Cameron Finally Betrays the Na'vi
This is continuously noticeable in the way the Na'vi are an other, a different that has never been more than a narrative device. It is striking, for example, how one of the protagonist children, in a long voice-over, speaks of "a sin" atoned for by the creatures of the planet's deep seas. In Na'vi culture, animistic and far removed from Christianity, neither the word nor the very concept of a natural element guided by a divine being who punishes transgressions of a supposed morality should exist.

Moreover, Cameron himself pushes the biblical imagery to the max, with a direct copy of a famous passage from the Old Testament, to create a tragic moment that then, like the aerostatic animals of the merchants' caravan, deflates into nothing.
All this serves to erase a potentially negative trait of Neytiri: her instinctive hostility towards human flesh, colors, and form, which disgusts her. When she describes with horror "Spider's small, numerous pink fingers," the film marks one of its very few truly powerful moments, a core of something painful and alive, not a pretext to create cheap drama. A racial conflict that is wiped away with a sponge, or rather, with the Bible, by a film that increasingly appears for what it is: the bland and confused narrative fruit of a director and producer who has built and financed an enormous, billion-dollar successful excuse to once again test the technological limits of his favorite medium, cinema.
Score
Editorial team

Avatar - Fire and Ash Burns the Last Traces of What Remained Exciting in the Saga
Whether it grosses a few euros or the billions of dollars of previous chapters, Avatar 3 has practically nothing to offer its audience in terms of ambitions and stories to tell. This is evident from how Cameron alternates more or less optimistic positions on the possibility of continuing the story, of passing the torch to younger characters, retiring Jake and co.

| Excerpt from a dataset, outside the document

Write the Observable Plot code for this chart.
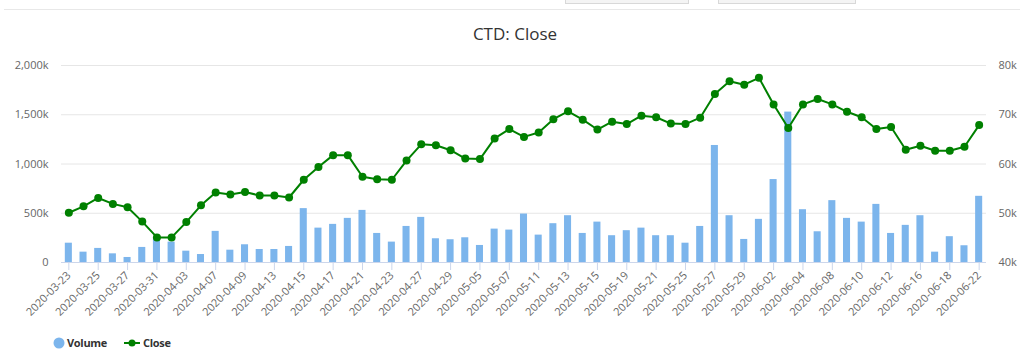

A direction, a motivation, the urgency to tell something has been missing for a long time. Fire and Ash is a sketch of a story made one cliché at a time, continuing its aimless exploration of Pandora, it's unclear exactly what it's looking for, polluting the nobler intentions of the saga's foundation. A very tired operation that leaves behind only the bitter taste of how even the Na'vi, an alien people invented as wise and welcoming, have been bent to humanity's most petty logics.
If it were a tragic narrative arc, it could be the narrative core this film desperately needs. Instead, Cameron is genuinely convinced that this is a positive development for Pandora and thrilling for viewers.